### Given request
Quote from the first line below through the line that contains "clusters = [1, 2, 3, 4, 5, 6, 7, 8, 9]", both included, and leave the pictures out.

### Dataset extract
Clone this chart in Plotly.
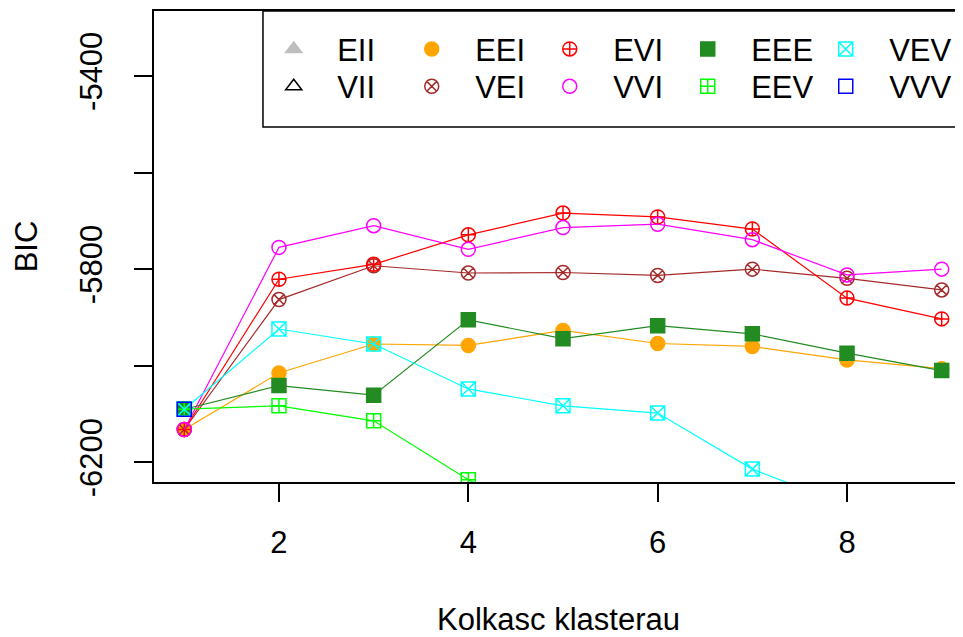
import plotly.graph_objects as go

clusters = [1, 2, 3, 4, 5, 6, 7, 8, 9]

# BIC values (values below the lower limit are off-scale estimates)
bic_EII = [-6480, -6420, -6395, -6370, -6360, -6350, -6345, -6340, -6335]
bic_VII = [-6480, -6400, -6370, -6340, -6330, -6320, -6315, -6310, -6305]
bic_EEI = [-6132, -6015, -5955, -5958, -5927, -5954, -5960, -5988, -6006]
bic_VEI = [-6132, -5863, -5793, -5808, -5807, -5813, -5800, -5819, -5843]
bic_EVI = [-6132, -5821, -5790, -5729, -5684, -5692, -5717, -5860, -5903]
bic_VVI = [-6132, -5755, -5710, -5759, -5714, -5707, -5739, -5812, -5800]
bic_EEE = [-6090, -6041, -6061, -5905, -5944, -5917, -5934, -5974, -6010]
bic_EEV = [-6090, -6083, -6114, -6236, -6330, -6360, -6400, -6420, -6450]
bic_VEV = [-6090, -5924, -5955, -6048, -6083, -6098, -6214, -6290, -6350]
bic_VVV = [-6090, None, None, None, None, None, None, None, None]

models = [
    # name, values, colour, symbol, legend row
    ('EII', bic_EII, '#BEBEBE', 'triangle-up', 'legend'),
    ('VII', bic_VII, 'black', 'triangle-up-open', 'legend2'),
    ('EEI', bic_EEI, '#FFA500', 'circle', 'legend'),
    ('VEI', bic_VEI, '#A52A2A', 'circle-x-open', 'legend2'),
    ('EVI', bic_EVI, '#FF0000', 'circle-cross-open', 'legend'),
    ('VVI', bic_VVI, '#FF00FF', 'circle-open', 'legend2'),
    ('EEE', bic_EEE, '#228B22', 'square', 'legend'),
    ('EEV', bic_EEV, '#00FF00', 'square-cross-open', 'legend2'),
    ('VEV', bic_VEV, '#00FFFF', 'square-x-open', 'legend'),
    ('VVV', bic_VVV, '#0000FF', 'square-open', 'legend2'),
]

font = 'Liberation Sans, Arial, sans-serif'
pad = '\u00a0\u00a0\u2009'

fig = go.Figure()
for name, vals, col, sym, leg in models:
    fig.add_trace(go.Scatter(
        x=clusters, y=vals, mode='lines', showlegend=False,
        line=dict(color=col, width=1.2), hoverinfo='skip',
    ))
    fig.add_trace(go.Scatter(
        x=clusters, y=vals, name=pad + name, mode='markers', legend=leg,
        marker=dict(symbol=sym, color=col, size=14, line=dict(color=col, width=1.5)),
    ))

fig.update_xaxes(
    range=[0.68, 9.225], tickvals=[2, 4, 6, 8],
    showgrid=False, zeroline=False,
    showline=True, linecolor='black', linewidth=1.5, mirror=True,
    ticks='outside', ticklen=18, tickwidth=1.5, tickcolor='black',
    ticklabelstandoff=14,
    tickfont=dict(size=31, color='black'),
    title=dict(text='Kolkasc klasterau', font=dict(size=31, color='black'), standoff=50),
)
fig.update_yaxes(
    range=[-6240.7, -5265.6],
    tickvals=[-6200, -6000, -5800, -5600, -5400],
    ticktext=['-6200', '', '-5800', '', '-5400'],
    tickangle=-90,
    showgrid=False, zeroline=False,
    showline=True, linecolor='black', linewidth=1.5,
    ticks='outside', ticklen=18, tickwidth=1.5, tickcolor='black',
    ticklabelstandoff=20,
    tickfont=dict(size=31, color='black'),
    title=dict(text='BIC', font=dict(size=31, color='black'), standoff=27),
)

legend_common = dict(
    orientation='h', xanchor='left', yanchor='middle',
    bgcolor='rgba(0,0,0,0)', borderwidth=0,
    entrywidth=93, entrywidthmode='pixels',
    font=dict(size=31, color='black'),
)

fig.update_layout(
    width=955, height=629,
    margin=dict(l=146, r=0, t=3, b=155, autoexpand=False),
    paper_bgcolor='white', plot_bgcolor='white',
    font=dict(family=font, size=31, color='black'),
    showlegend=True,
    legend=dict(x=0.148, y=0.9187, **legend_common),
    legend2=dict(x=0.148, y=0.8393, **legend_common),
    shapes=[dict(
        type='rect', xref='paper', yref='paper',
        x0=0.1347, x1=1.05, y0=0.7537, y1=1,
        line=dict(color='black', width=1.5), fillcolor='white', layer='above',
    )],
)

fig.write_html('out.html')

### The solution
Clone this chart in Plotly.
import plotly.graph_objects as go

clusters = [1, 2, 3, 4, 5, 6, 7, 8, 9]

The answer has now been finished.